The Geography of Digital Infrastructure
Infrastructure is also becoming increasingly important in discussions about economic competitiveness.
Countries are beginning to recognize that digital infrastructure influences far more than technology adoption. It affects productivity, innovation, investment attraction, and long-term economic resilience.
This has triggered a new wave of competition centered on cloud capacity, data center development, semiconductor manufacturing, and AI readiness.
The conversation is no longer limited to who creates the best technology products.
It increasingly revolves around who controls the infrastructure required to support future innovation.
According to the World Bank, cloud and data infrastructure development depends on reliable energy supplies, broadband connectivity, regulatory clarity, workforce capabilities, and investment-friendly business environments. (World Bank)
These factors are becoming critical determinants of digital competitiveness.
As a result, infrastructure strategy is increasingly intersecting with economic strategy.
Complexity Is Becoming the New Challenge
While infrastructure creates opportunity, it also introduces complexity.
Modern digital environments are no longer confined to centralized data centers. They span cloud platforms, edge computing environments, mobile networks, enterprise systems, and AI-driven applications.
Managing this interconnected ecosystem is becoming increasingly difficult.
Industry analysts note that AI, cloud expansion, cybersecurity requirements, regulatory expectations, and rising data volumes are all contributing to greater operational complexity across technology environments. (Accenture)
This complexity is creating a new priority for organizations.
For years, technology leaders focused primarily on performance.
Today, resilience is becoming equally important.
Reliability, security, governance, interoperability, and operational continuity are emerging as core measures of infrastructure quality.
The organizations that succeed may not necessarily be those with the most advanced technologies. They may be those that build the most dependable foundations.
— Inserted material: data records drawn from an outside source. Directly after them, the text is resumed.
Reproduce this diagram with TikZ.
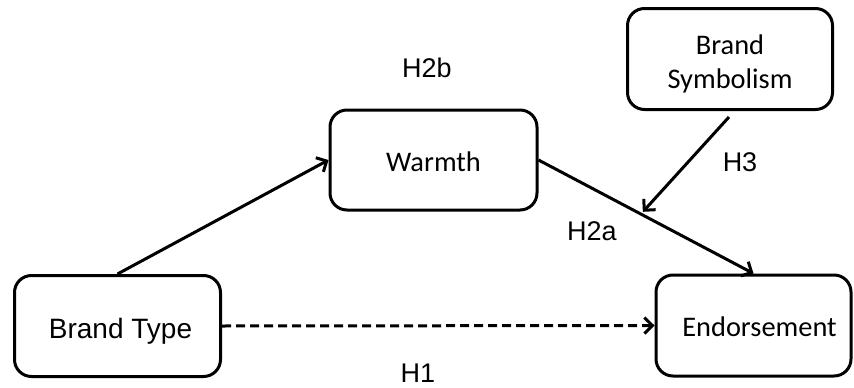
\documentclass[tikz,border=0pt]{standalone}
\usepackage{fontspec}
\setmainfont{Liberation Sans}
\newfontfamily\calib{Carlito}
\usetikzlibrary{arrows.meta,calc}
\tikzset{
  box/.style={draw, line width=3pt, rounded corners=17pt, align=center, inner sep=0pt, text depth=0pt},
  arr/.style={line width=3pt, -{Straight Barb[length=8pt,width=16pt,line width=3pt]}},
  hlab/.style={font=\fontsize{27}{32}\selectfont, anchor=base, inner sep=0pt},
  cal/.style={font=\calib\fontsize{28.4}{34.4}\selectfont},
}
\begin{document}
\begin{tikzpicture}[x=1pt,y=-1pt]
\useasboundingbox (0,0) rectangle (854,388);
\node[box, minimum width=206pt, minimum height=101pt, text height=24.6pt, font=\fontsize{28}{32}\selectfont] (bt) at (117.5,326) {\hspace*{6pt}Brand Type};
\node[box, cal, minimum width=195pt, minimum height=101pt, text height=22.4pt] (en) at (753.5,325.5) {\hspace*{12pt}Endorsement};
\node[box, cal, minimum width=207pt, minimum height=100pt, text height=23.4pt] (wa) at (433.5,160) {Warmth};
\node[box, cal, minimum width=205pt, minimum height=101pt, text depth=, text height=] (bs) at (730,59) {\rule{0pt}{29.5pt}Brand\\Symbolism};
\draw[arr] (bt.north) -- (wa.west);
\draw[arr] (wa.east) -- (en.north);
\coordinate (m) at ($(wa.east)!0.476!(en.north)$);
\coordinate (bss) at ($(bs.south)+(-1,6)$);
\draw[arr, shorten >=3pt] (bss) -- (m);
\draw[arr, dash pattern=on 9pt off 5pt] (bt.east) -- (en.west);
\node[hlab] (h2b) at (427,77.5) {H2b};
\node[hlab] (h3) at (740,171.7) {H3};
\node[hlab] (h2a) at (592,240.7) {H2a};
\node[hlab] (h1) at (418,382.7) {H1};
\end{tikzpicture}
\end{document}
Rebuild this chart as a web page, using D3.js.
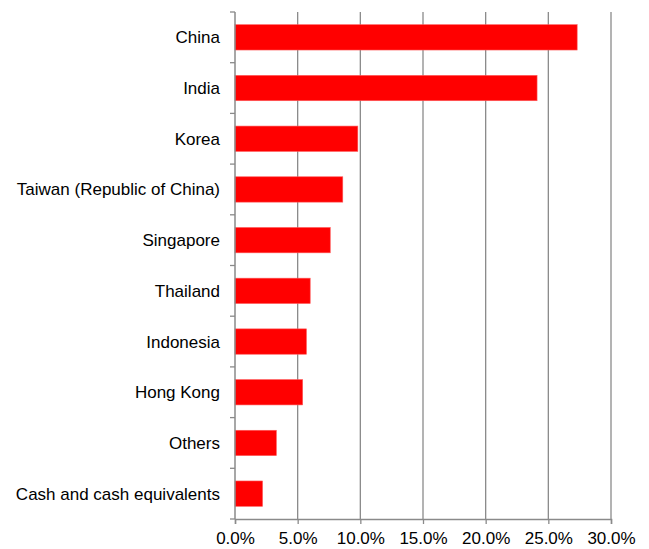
<!DOCTYPE html>
<html>
<head>
<meta charset="utf-8">
<script src="https://cdn.jsdelivr.net/npm/d3@7"></script>
<style>
  body { margin: 0; background: #fff; }
  text { font-family: "Liberation Sans", Arial, sans-serif; fill: #000; }
</style>
</head>
<body>
<div id="chart"></div>
<script>
const categories = ["China", "India", "Korea", "Taiwan (Republic of China)", "Singapore",
    "Thailand", "Indonesia", "Hong Kong", "Others", "Cash and cash equivalents"];
const weights = [27.3, 24.1, 9.8, 8.6, 7.6, 6.0, 5.7, 5.4, 3.3, 2.2];
const xTicks = [0, 5, 10, 15, 20, 25, 30];

const width = 649, height = 549;
const margin = {top: 12, right: 38, bottom: 30, left: 235};

const svg = d3.select('#chart').append('svg')
    .attr('width', width).attr('height', height);

const x = d3.scaleLinear().domain([0, 30])
    .range([margin.left, width - margin.right]);
const y = d3.scaleBand().domain(categories)
    .range([margin.top, height - margin.bottom])
    .paddingInner(0.5).paddingOuter(0.25);

// vertical gridlines
svg.append('g')
    .selectAll('line')
    .data(xTicks.slice(1))
    .enter().append('line')
    .attr('x1', (d) => x(d)).attr('x2', (d) => x(d))
    .attr('y1', margin.top).attr('y2', height - margin.bottom)
    .attr('stroke', '#8a8a8a').attr('stroke-width', 1.3);

// bars
svg.append('g')
    .selectAll('rect')
    .data(categories)
    .enter().append('rect')
    .attr('x', x(0))
    .attr('y', (d) => y(d))
    .attr('width', (d, i) => x(weights[i]) - x(0))
    .attr('height', y.bandwidth())
    .attr('fill', '#ff0000')
    .attr('stroke', '#ff5a5a').attr('stroke-width', 0.6);

// x axis
const xaxis = svg.append('g')
    .attr('transform', `translate(0,${height - margin.bottom})`)
    .call(d3.axisBottom(x).tickValues(xTicks).tickSize(5).tickPadding(8)
        .tickFormat((d) => d.toFixed(1) + '%'));
xaxis.select('.domain').attr('stroke', '#8a8a8a').attr('stroke-width', 1.5);
xaxis.selectAll('.tick line').attr('stroke', '#8a8a8a').attr('stroke-width', 1.3);
xaxis.selectAll('text').attr('font-size', 17).style('font-family', '"Liberation Sans", Arial, sans-serif');

// y axis with boundary ticks
const yEdges = categories.map((c) => y(c) - y.step() * y.paddingInner() / 2);
yEdges.push(height - margin.bottom);
const yaxis = svg.append('g');
yaxis.append('line')
    .attr('x1', x(0)).attr('x2', x(0))
    .attr('y1', margin.top).attr('y2', height - margin.bottom)
    .attr('stroke', '#8a8a8a').attr('stroke-width', 1.5);
yaxis.selectAll('.edge')
    .data(yEdges)
    .enter().append('line')
    .attr('class', 'edge')
    .attr('x1', x(0) - 5).attr('x2', x(0))
    .attr('y1', (d) => d).attr('y2', (d) => d)
    .attr('stroke', '#8a8a8a').attr('stroke-width', 1.3);
yaxis.selectAll('.lbl')
    .data(categories)
    .enter().append('text')
    .attr('class', 'lbl')
    .attr('x', x(0) - 15)
    .attr('y', (d) => y(d) + y.bandwidth() / 2)
    .attr('dy', '0.35em')
    .attr('text-anchor', 'end')
    .attr('font-size', 17)
    .text((d) => d);
</script>
</body>
</html>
The Infrastructure Nobody Notices
The most successful technology infrastructure often shares one characteristic.
People do not notice it.
Customers rarely think about cloud architectures when they stream a video. Investors rarely consider data routing protocols when they complete a trade. Consumers do not contemplate networking infrastructure when making a digital payment.
The technology simply works.
Ironically, this invisibility is often the strongest sign of success.
Infrastructure creates value when it fades into the background and allows other activities to happen seamlessly.
Yet as economies become more digital, the importance of these hidden systems continues to grow.
Every breakthrough in artificial intelligence, every advance in financial technology, every innovation in digital commerce, and every step toward greater automation ultimately depends on infrastructure that remains largely unseen.
Looking Beyond the Hype
Technology markets have always been attracted to visible innovation.
The newest device, application, platform, or AI model tends to dominate headlines.
However, history often tells a different story.
The technologies that create the greatest long-term value are frequently the ones that operate quietly beneath the surface.
Railroads enabled industrial expansion.
Electric grids transformed economies.
Telecommunications networks reshaped global commerce.
Today, digital infrastructure is playing a similar role.
As AI, cloud computing, digital finance, and connected technologies continue to evolve, the infrastructure supporting them is becoming increasingly important.
The next chapter of technological progress may not be defined by what users see on their screens.
It may be defined by the invisible systems operating behind them.
And that is precisely why the most important technology of the next decade could be the technology most people never notice.